Reading the Scoreboard From Parliament to Parish
Inside the Assembleia da República, women now occupy 77 of 226 seats—an all-time high at 33.9 % but still shy of the legal benchmark. In government benches the ratio is slightly better, hovering near 35 % after the last reshuffle. The contrast sharpens at ground level: coastal districts such as Setúbal flirt with balance while interior strongholds like Beja, Évora and Portalegre failed to elect a single woman in 2025. Internationally Portugal stands above the 26 % global average, yet it trails neighbours Spain and Belgium, both above 40 %. Those comparisons matter because Brussels is weaving gender metrics into recovery-fund eligibility, an incentive Lisbon cannot ignore as it negotiates the next tranche of €-millions for rail, housing and digital projects.
The Invisible Wall: Culture, Care and Online Hostility
Researchers hired by the Comissão para a Cidadania e Igualdade de Género underline that the shortfall starts long before election night. Women are still channelled toward policy areas with low media traction, face tougher trade-offs between family duties and late-night committees, and increasingly endure digital aggression. A UN-backed study of Portuguese accounts on the platform now renamed X found that 1 in 5 interactions aimed at female politicians carried violent or demeaning content, most of it questioning their competence. The report’s authors warn that unchecked online harassment is already deterring talented newcomers, turning the virtual space into a modern eligibility filter as potent as party primaries once were.
From 40 % to 50/50: The Proposal on the Table
To close the gap the evaluation recommends a straight 50/50 rule with mandatory alternation—no more than one candidate of the same sex in succession. Crucially, the upgrade would extend beyond ballot formation to the allocation of committee chairs, executive boards and inter-municipal councils where decisions about budgets, hiring and public works are made. Oversight would be tightened through real-time publication of list rankings and fines for non-compliance instead of the current warning-and-redo system. Supporters argue that only a hard reset can stop parties from gaming the quota; sceptics counter that rigid formulas may clash with small-district mathematics and discourage independent candidacies.

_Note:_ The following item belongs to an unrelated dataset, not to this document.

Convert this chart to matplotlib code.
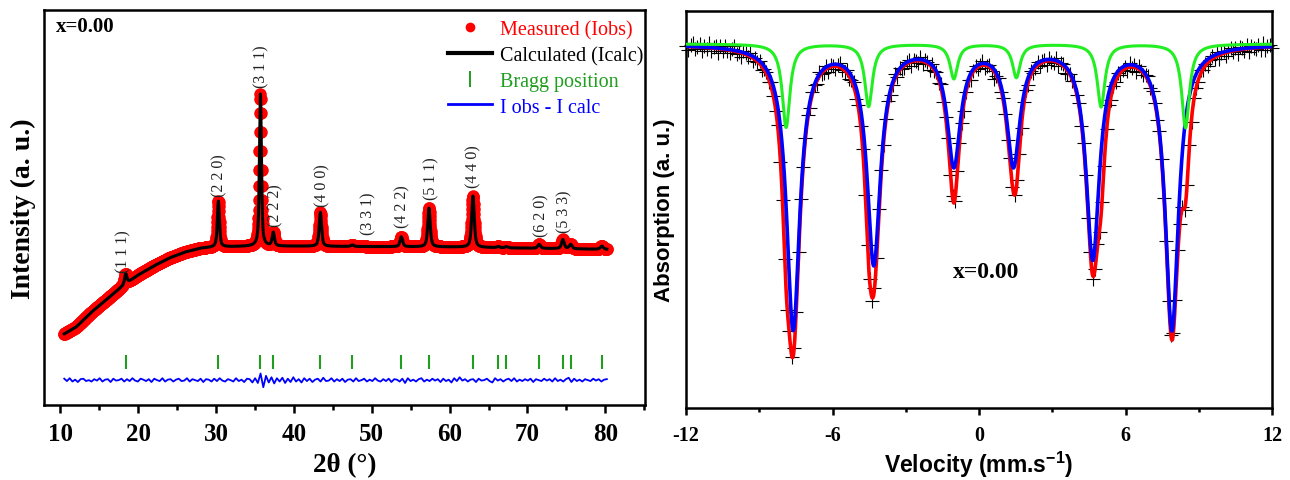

What Happens Next—and Why It Matters Locally
Parliament is expected to stage its first debate on the dossier before the winter recess. If the chamber approves the 50/50 shift, parties will need to rewrite internal statutes in time for the 2026 European election. Rural mayors worry about finding enough willing contenders, while civic groups insist the talent pool is there once mentoring and security measures improve. Beyond the legislative chess, everyday life could feel the change quickly: studies show that councils with balanced leadership allocate more funds to day-care centres, public transport and elder-care programmes—services acutely relevant to families across Portugal’s ageing interior. The coming months will reveal whether political arithmetic can finally translate into decisions made by, and for, the country’s full half of the population.